Kokiri: Random-Forest-Based Comparison and Characterization of Cohorts

Kokiri Teaser

Abstract

We propose an interactive visual analytics approach to characterizing and comparing patient subgroups (i.e., cohorts). Despite having the same disease and similar demographic characteristics, patients respond differently to therapy. One reason for this is the vast number of variables in the genome that influence a patient's outcome. Nevertheless, most existing tools do not offer effective means of identifying the attributes that differ most, or look at them in isolation and thus ignore combinatorial effects.
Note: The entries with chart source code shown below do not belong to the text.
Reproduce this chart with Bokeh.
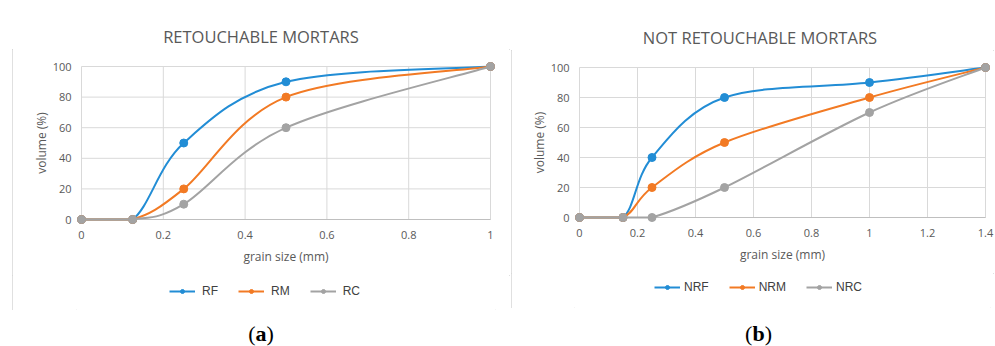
from bokeh.plotting import figure
from bokeh.models import Legend, LegendItem, FixedTicker, Div
from bokeh.layouts import row, column
from bokeh.embed import file_html
from bokeh.resources import INLINE

# ---------------- data ----------------
title_a = "RETOUCHABLE MORTARS"
grain_a = [0, 0.125, 0.25, 0.5, 1]
rf = [0, 0, 50, 90, 100]
rm = [0, 0, 20, 80, 100]
rc = [0, 0, 10, 60, 100]
names_a = ["RF", "RM", "RC"]
x_ticks_a = [0, 0.2, 0.4, 0.6, 0.8, 1]
x_labels_a = ["0", "0.2", "0.4", "0.6", "0.8", "1"]

title_b = "NOT RETOUCHABLE MORTARS"
grain_b = [0, 0.15, 0.25, 0.5, 1, 1.4]
nrf = [0, 0, 40, 80, 90, 100]
nrm = [0, 0, 20, 50, 80, 100]
nrc = [0, 0, 0, 20, 70, 100]
names_b = ["NRF", "NRM", "NRC"]
x_ticks_b = [0, 0.2, 0.4, 0.6, 0.8, 1, 1.2, 1.4]
x_labels_b = ["0", "0.2", "0.4", "0.6", "0.8", "1", "1.2", "1.4"]

y_ticks = [0, 20, 40, 60, 80, 100]
y_labels = ["0", "20", "40", "60", "80", "100"]

colors = ["#228dd5", "#f27a24", "#a3a3a3"]
TXT = "#595959"
GRID = "#d9d9d9"
FONT = "Open Sans"
PAD = 5  # px of breathing room around the data area so edge markers are not clipped
TITLE_H = 34


def smooth_segments(xs, ys):
    """Excel-like smoothed line: cubic Bezier segments between the data points."""
    n = len(xs)
    out = dict(x0=[], y0=[], x1=[], y1=[], cx0=[], cy0=[], cx1=[], cy1=[])
    for i in range(n - 1):
        xa, ya = (xs[i - 1], ys[i - 1]) if i > 0 else (xs[i], ys[i])
        xb, yb = xs[i], ys[i]
        xc, yc = xs[i + 1], ys[i + 1]
        xd, yd = (xs[i + 2], ys[i + 2]) if i + 2 < n else (xs[i + 1], ys[i + 1])
        c0x, c0y = xb + (xc - xa) / 6, yb + (yc - ya) / 6
        c1x, c1y = xc - (xd - xb) / 6, yc - (yd - yb) / 6
        lo, hi = min(yb, yc), max(yb, yc)
        c0y = min(max(c0y, lo), hi)
        c1y = min(max(c1y, lo), hi)
        c0x = min(max(c0x, xb), xc)
        c1x = min(max(c1x, xb), xc)
        out["x0"].append(xb); out["y0"].append(yb)
        out["x1"].append(xc); out["y1"].append(yc)
        out["cx0"].append(c0x); out["cy0"].append(c0y)
        out["cx1"].append(c1x); out["cy1"].append(c1y)
    return out


def make_panel(title, xs, series, names, x_ticks, x_labels, width, height,
               data_w, data_h, left, top, title_shift, leg_h, legend_xy, leg_standoff):
    xmax = x_ticks[-1]
    ymax = y_ticks[-1]
    px = PAD * xmax / data_w
    py = PAD * ymax / data_h
    fw, fh = data_w + 2 * PAD, data_h + 2 * PAD
    ph = height - leg_h - TITLE_H

    head = Div(text=title, width=width, height=TITLE_H, margin=0,
               styles={"text-align": "center", "font-family": f"'{FONT}'",
                       "font-size": "16.5px", "line-height": "20px", "color": TXT,
                       "padding-top": "12px", "padding-left": f"{title_shift}px",
                       "box-sizing": "border-box", "width": f"{width}px",
                       "background": "white", "white-space": "nowrap"})

    p = figure(width=width, height=ph, x_range=(-px, xmax + px), y_range=(-py, ymax + py),
               output_backend="svg", toolbar_location=None,
               min_border_left=left, min_border_right=width - left - fw,
               min_border_top=top, min_border_bottom=ph - top - fh)
    p.outline_line_color = None
    p.background_fill_color = "white"
    p.border_fill_color = "white"
    p.grid.visible = False

    for ax in (p.xaxis[0], p.yaxis[0]):
        ax.major_tick_line_color = None
        ax.minor_tick_line_color = None
        ax.major_tick_out = 0
        ax.major_tick_in = 0
        ax.minor_tick_out = 0
        ax.minor_tick_in = 0
        ax.axis_line_color = None
        ax.major_label_text_font = FONT
        ax.major_label_text_font_size = "11px"
        ax.major_label_text_color = TXT
        ax.axis_label_text_font = FONT
        ax.axis_label_text_font_size = "12px"
        ax.axis_label_text_font_style = "normal"
        ax.axis_label_text_color = TXT
    p.xaxis.major_label_standoff = 6
    p.xaxis.axis_label_standoff = 6
    p.yaxis.major_label_standoff = 5
    p.yaxis.axis_label_standoff = 0
    p.xaxis.ticker = FixedTicker(ticks=x_ticks)
    p.xaxis.major_label_overrides = {t: l for t, l in zip(x_ticks, x_labels)}
    p.yaxis.ticker = FixedTicker(ticks=y_ticks)
    p.yaxis.major_label_overrides = {t: l for t, l in zip(y_ticks, y_labels)}
    p.xaxis.axis_label = "grain size (mm)"
    p.yaxis.axis_label = "volume (%)"

    # gridlines limited to the data area, then the axis line at 0
    p.segment(x0=x_ticks, y0=[0] * len(x_ticks), x1=x_ticks, y1=[ymax] * len(x_ticks),
              line_color=GRID, line_width=1)
    p.segment(x0=[0] * len(y_ticks), y0=y_ticks, x1=[xmax] * len(y_ticks), y1=y_ticks,
              line_color=GRID, line_width=1)
    p.segment(x0=[0], y0=[0], x1=[xmax], y1=[0], line_color="#bfbfbf", line_width=1)

    for ys, col in zip(series, colors):
        seg = smooth_segments(xs, ys)
        p.bezier(x0=seg["x0"], y0=seg["y0"], x1=seg["x1"], y1=seg["y1"],
                 cx0=seg["cx0"], cy0=seg["cy0"], cx1=seg["cx1"], cy1=seg["cy1"],
                 line_color=col, line_width=2)
        p.scatter(xs, ys, marker="circle", size=8, fill_color=col, line_color=col)

    # legend strip at the bottom of the panel (its own renderers lie outside its view)
    lg = figure(width=width, height=leg_h, x_range=(-3, -2), y_range=(-3, -2),
                output_backend="svg", toolbar_location=None, min_border=0,
                x_axis_location=None, y_axis_location=None)
    lg.outline_line_color = None
    lg.grid.visible = False
    items = []
    for ys, name, col in zip(series, names, colors):
        lr = lg.line(xs, ys, line_color=col, line_width=2)
        sr = lg.scatter(xs, ys, marker="circle", size=8, fill_color=col, line_color=col)
        items.append(LegendItem(label=name, renderers=[lr, sr]))
    leg = Legend(items=items, orientation="horizontal", location=legend_xy,
                 border_line_color=None, background_fill_alpha=0,
                 glyph_width=26, glyph_height=10, label_standoff=leg_standoff, spacing=20,
                 label_width=0, padding=0, margin=0,
                 label_text_font="Liberation Sans", label_text_font_size="12px",
                 label_text_color="#404040")
    lg.add_layout(leg, "center")

    col = column(head, p, lg, spacing=0)
    col.styles = {"outline": "1px solid #d6d6d6", "outline-offset": "-1px"}
    return col


ca = make_panel(title_a, grain_a, [rf, rm, rc], names_a, x_ticks_a, x_labels_a,
                498, 295, 409, 153, 64, 12, 0, 35, (93, 12), 7)
cb = make_panel(title_b, grain_b, [nrf, nrm, nrc], names_b, x_ticks_b, x_labels_b,
                483, 292, 406, 150, 63, 12, 15, 35, (80, 14), 4)
ca.margin = (15, 0, 0, 12)
cb.margin = (16, 0, 0, 1)

lab_css = {"text-align": "center", "font-family": "'Liberation Serif'",
           "font-size": "22px", "line-height": "20px", "color": "#000",
           "width": "100%", "display": "block"}
da = Div(text="(<b>a</b>)", width=498, height=20, margin=(14, 0, 0, 12),
         styles=dict(lab_css))
db = Div(text="(<b>b</b>)", width=483, height=20, margin=(14, 0, 0, 1),
         styles=dict(lab_css, **{"padding-left": "12px", "box-sizing": "border-box"}))

layout = column(row(ca, cb), row(da, db))
open("out.html", "w").write(file_html(layout, INLINE))
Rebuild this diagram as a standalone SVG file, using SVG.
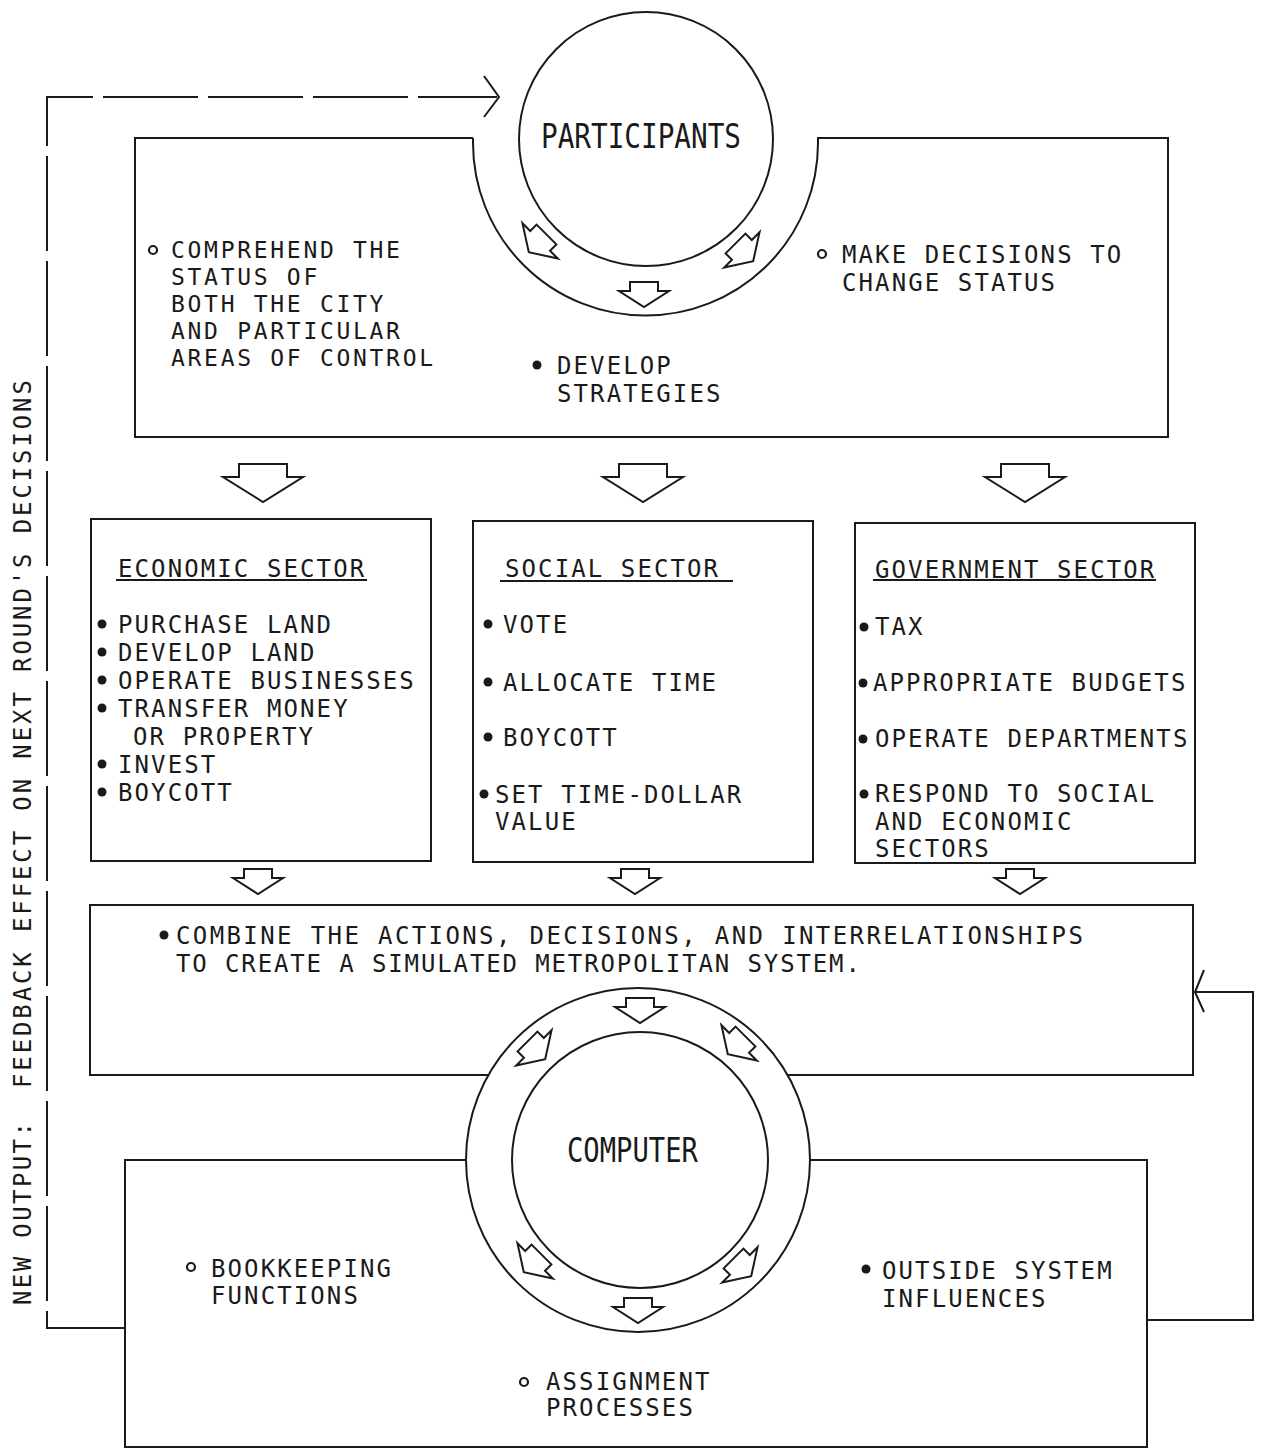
<svg xmlns="http://www.w3.org/2000/svg" width="1263" height="1453" viewBox="0 0 1263 1453">
<style>
.ln{fill:none;stroke:#1a1a1a;stroke-width:2}
.fb{fill:none;stroke:#1a1a1a;stroke-width:2;stroke-dasharray:95 10}
.t{font-family:"DejaVu Sans Mono","Liberation Mono",monospace;font-size:24px;fill:#1a1a1a;letter-spacing:2.1px}
.ts{font-family:"DejaVu Sans Mono","Liberation Mono",monospace;font-size:23px;fill:#1a1a1a;letter-spacing:2.7px}
.big{font-family:"DejaVu Sans Mono","Liberation Mono",monospace;font-size:34px;fill:#1a1a1a}
.ar{fill:#fff;stroke:#1a1a1a;stroke-width:2;stroke-linejoin:miter}
.b{fill:#1a1a1a}
.h{fill:#fff;stroke:#1a1a1a;stroke-width:2.2}
</style>
<defs>
<path id="bigA" d="M-24,-19 H24 V-6 H40 L0,19 L-40,-6 H-24 Z"/>
<path id="smA" d="M-14,-12 H14 V-3 H25 L0,13 L-25,-3 H-14 Z"/>
</defs>
<rect width="1263" height="1453" fill="#fff"/>

<g id="connectors">
<path class="fb" d="M125,1328 H47 V97 H497"/>
<path class="ln" d="M484,76 L499,97 L484,117"/>
<path class="ln" d="M1147,1320 H1253 V992 H1195"/>
<path class="ln" d="M1204,970 L1195,992 L1204,1012"/>
<use href="#bigA" class="ar" transform="translate(263,483)"/>
<use href="#bigA" class="ar" transform="translate(643,483)"/>
<use href="#bigA" class="ar" transform="translate(1025,483)"/>
<use href="#smA" class="ar" transform="translate(258,881)"/>
<use href="#smA" class="ar" transform="translate(635,881)"/>
<use href="#smA" class="ar" transform="translate(1020,881)"/>
<text class="t" transform="translate(31,1305) rotate(-90)" textLength="185">NEW OUTPUT:</text>
<text class="t" transform="translate(31,1088) rotate(-90)" textLength="710">FEEDBACK EFFECT ON NEXT ROUND'S DECISIONS</text>
</g>

<g id="participants-box">
<path class="ln" d="M473,138 H135 V437 H1168 V138 H818 V143 A172.5,172.5 0 0 1 473,143 V138"/>
<circle class="h" cx="153" cy="250" r="4"/>
<text class="ts" x="171" y="258">COMPREHEND THE</text>
<text class="ts" x="171" y="285">STATUS OF</text>
<text class="ts" x="171" y="312">BOTH THE CITY</text>
<text class="ts" x="171" y="339">AND PARTICULAR</text>
<text class="ts" x="171" y="366">AREAS OF CONTROL</text>
<circle class="b" cx="537" cy="365" r="4.5"/>
<text class="t" x="557" y="374">DEVELOP</text>
<text class="t" x="557" y="402">STRATEGIES</text>
<circle class="h" cx="822" cy="254" r="4"/>
<text class="t" x="842" y="263">MAKE DECISIONS TO</text>
<text class="t" x="842" y="291">CHANGE STATUS</text>
</g>

<g id="participants">
<circle class="ln" cx="646" cy="139" r="127"/>
<text class="big" x="541" y="148" textLength="200" lengthAdjust="spacingAndGlyphs">PARTICIPANTS</text>
<use href="#smA" class="ar" transform="translate(538,243) rotate(45)"/>
<use href="#smA" class="ar" transform="translate(644,294)"/>
<use href="#smA" class="ar" transform="translate(744,252) rotate(-45)"/>
</g>

<g id="economic-sector">
<rect class="ln" x="91" y="519" width="340" height="342"/>
<text class="t" x="118" y="577">ECONOMIC SECTOR</text>
<line class="ln" x1="116" y1="580" x2="367" y2="580"/>
<circle class="b" cx="102" cy="624" r="4.5"/>
<text class="t" x="118" y="633">PURCHASE LAND</text>
<circle class="b" cx="102" cy="652" r="4.5"/>
<text class="t" x="118" y="661">DEVELOP LAND</text>
<circle class="b" cx="102" cy="680" r="4.5"/>
<text class="t" x="118" y="689">OPERATE BUSINESSES</text>
<circle class="b" cx="102" cy="708" r="4.5"/>
<text class="t" x="118" y="717">TRANSFER MONEY</text>
<text class="t" x="133" y="745">OR PROPERTY</text>
<circle class="b" cx="102" cy="764" r="4.5"/>
<text class="t" x="118" y="773">INVEST</text>
<circle class="b" cx="102" cy="792" r="4.5"/>
<text class="t" x="118" y="801">BOYCOTT</text>
</g>

<g id="social-sector">
<rect class="ln" x="473" y="521" width="340" height="341"/>
<text class="t" x="505" y="577">SOCIAL SECTOR</text>
<line class="ln" x1="500" y1="581" x2="733" y2="581"/>
<circle class="b" cx="488" cy="624" r="4.5"/>
<text class="t" x="503" y="633">VOTE</text>
<circle class="b" cx="488" cy="682" r="4.5"/>
<text class="t" x="503" y="691">ALLOCATE TIME</text>
<circle class="b" cx="488" cy="737" r="4.5"/>
<text class="t" x="503" y="746">BOYCOTT</text>
<circle class="b" cx="484" cy="794" r="4.5"/>
<text class="t" x="495" y="803">SET TIME-DOLLAR</text>
<text class="t" x="495" y="830">VALUE</text>
</g>

<g id="government-sector">
<rect class="ln" x="855" y="523" width="340" height="340"/>
<text class="t" x="875" y="578">GOVERNMENT SECTOR</text>
<line class="ln" x1="873" y1="580" x2="1156" y2="580"/>
<circle class="b" cx="864" cy="627" r="4.5"/>
<text class="t" x="875" y="635">TAX</text>
<circle class="b" cx="863" cy="683" r="4.5"/>
<text class="t" x="873" y="691">APPROPRIATE BUDGETS</text>
<circle class="b" cx="863" cy="739" r="4.5"/>
<text class="t" x="875" y="747">OPERATE DEPARTMENTS</text>
<circle class="b" cx="864" cy="794" r="4.5"/>
<text class="t" x="875" y="802">RESPOND TO SOCIAL</text>
<text class="t" x="875" y="830">AND ECONOMIC</text>
<text class="t" x="875" y="857">SECTORS</text>
</g>

<g id="combine-box">
<path class="ln" d="M489,1075 H90 V905 H1193 V1075 H787"/>
<circle class="b" cx="164" cy="935" r="4.5"/>
<text class="t" x="176" y="944" textLength="909">COMBINE THE ACTIONS, DECISIONS, AND INTERRELATIONSHIPS</text>
<text class="t" x="176" y="972" textLength="686">TO CREATE A SIMULATED METROPOLITAN SYSTEM.</text>
</g>

<g id="computer">
<circle class="ln" cx="638" cy="1160" r="172"/>
<circle class="ln" cx="640" cy="1160" r="128"/>
<text class="big" x="567" y="1162" textLength="131" lengthAdjust="spacingAndGlyphs">COMPUTER</text>
<use href="#smA" class="ar" transform="translate(640,1010)"/>
<use href="#smA" class="ar" transform="translate(536,1050) rotate(-45)"/>
<use href="#smA" class="ar" transform="translate(737,1045) rotate(45)"/>
<use href="#smA" class="ar" transform="translate(533,1263) rotate(45)"/>
<use href="#smA" class="ar" transform="translate(638,1310)"/>
<use href="#smA" class="ar" transform="translate(742,1267) rotate(-45)"/>
</g>

<g id="computer-box">
<path class="ln" d="M466,1160 H125 V1447 H1147 V1160 H810"/>
<circle class="h" cx="191" cy="1267" r="4"/>
<text class="t" x="211" y="1277">BOOKKEEPING</text>
<text class="t" x="211" y="1304">FUNCTIONS</text>
<circle class="b" cx="866" cy="1269" r="4.5"/>
<text class="t" x="882" y="1279">OUTSIDE SYSTEM</text>
<text class="t" x="882" y="1307">INFLUENCES</text>
<circle class="h" cx="524" cy="1382" r="4"/>
<text class="t" x="546" y="1390">ASSIGNMENT</text>
<text class="t" x="546" y="1416">PROCESSES</text>
</g>
</svg>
To fill this gap, we present Kokiri, a visual analytics approach that aims to separate cohorts based on user-selected data, ranks attributes by their importance in distinguishing between cohorts, and visualizes cohort overlaps and separability. With our approach, users can additionally characterize the homogeneity and outliers of a cohort. To demonstrate the applicability of our approach, we integrated Kokiri into the Coral cohort analysis tool to compare and characterize lung cancer patient cohorts.


Citation

BibTeX

@article{2022_kokiri,
    title = {Kokiri: Random-Forest-Based Comparison and Characterization of Cohorts},
    author = {Klaus Eckelt and Patrick Adelberger and Markus J. Bauer and Thomas Zichner and Marc Streit},
    journal = {bioRxiv},
    doi = {10.1101/2022.08.16.503622},
    url = {https://www.biorxiv.org/content/10.1101/2022.08.16.503622},
    year = {2022}
}

Acknowledgements

The authors acknowledge the American Association for Cancer Research and its financial and material support in the development of the AACR Project GENIE registry, and members of the consortium for their commitment to open data. Interpretations are the responsibility of study authors.

This work was supported in part by the Boehringer Ingelheim Regional Center Vienna, the State of Upper Austria, and the Austrian Federal Ministry of Education, Science and Research via the LIT – Linz Institute of Technology (LIT-2019-7-SEE-117), the State of Upper Austria (Human-Interpretable Machine Learning), and the Austrian Science Fund (FWF DFH 23-N).